After years of gaining momentum, ESG programs, socially responsible investing and climate-related regulation have encountered legitimate setbacks in the United States lately.

On Wall Street, ESG funds had a miserable year in 2022. New client investments from the U.S. fell a whopping 96% year-over-year to $3 billion, down from $70 billion in 2021. The start of 2023 hasn’t gone any better, as ESG exchange-traded funds saw outflows of $772 million in January. They had inflows of nearly $1 billion during the year-earlier period.

Does the conservative backlash against ESG investing have anything to do with the declines?
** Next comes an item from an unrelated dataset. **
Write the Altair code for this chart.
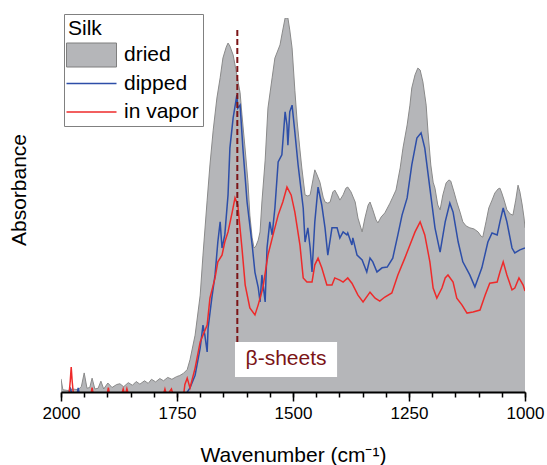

Possibly, although Peter Krull, partner and director of sustainable investing at Earth Equity Advisors, suggested in an interview with Bloomberg that adjustments to portfolio allocations in an overheated sector has likely played a significant role in the fund outflows.

On Capitol Hill, though, there’s no denying that right wing interests are having success in blunting the impact of ESG on new legislation. The Republican takeover in the House of Representatives following last year’s elections has rendered any hope of passing climate-change legislation moot, for example. That has left the executive branch angling to impose tougher environmental regulations on businesses – another effort that is encountering renewed resistance.

The Securities and Exchange Commission had grand plans for the climate-disclosure rules scheduled to begin rolling out this year. However, after delaying the release of the final version of the requirements last year, the agency now appears likely to scale back their implementation in the face of renewed opposition from a variety of stakeholders. The Wall Street Journal broke the news last week that deliberations are heating up within the agency over some aspects of the forthcoming climate-disclosure rules, citing pushback from “investors, companies and lawmakers.” Naturally, critics of the new regulations are balking at total compliance costs estimated in the range of billions of dollars, and the movement to blunt the effects of the regulations has a powerful ally in the U.S. Chamber of Commerce.

Current reporting standards call for issuers to disclose any environmental costs or risks they deem material to investors. In essence, the SEC is proposing to eliminate the element of discretion and replace it with mandated reporting requirements. That offers room for compromise by raising the threshold at which the requirements kick in.

The proposal that seems to be creating the most consternation among opponents is a requirement that companies assess the line items on their financial statements to determine if climate-related costs equal at least 1% of each line-item total. If so, issuers would need to report those costs, a process that detractors argue would produce faulty disclosures. Even powerful investment firm BlackRock Inc. – a staunch supporter of the ESG movement – has spoken up against the proposal.

Raising that threshold seems like an easy way for the SEC to show its responsiveness to stakeholder concerns, a message that might play better in the courts than with business interests. But in the long run, the most important takeaway over the disclosure flap may be that ESG is broadly popular, so long as it doesn’t mean sacrificing too much.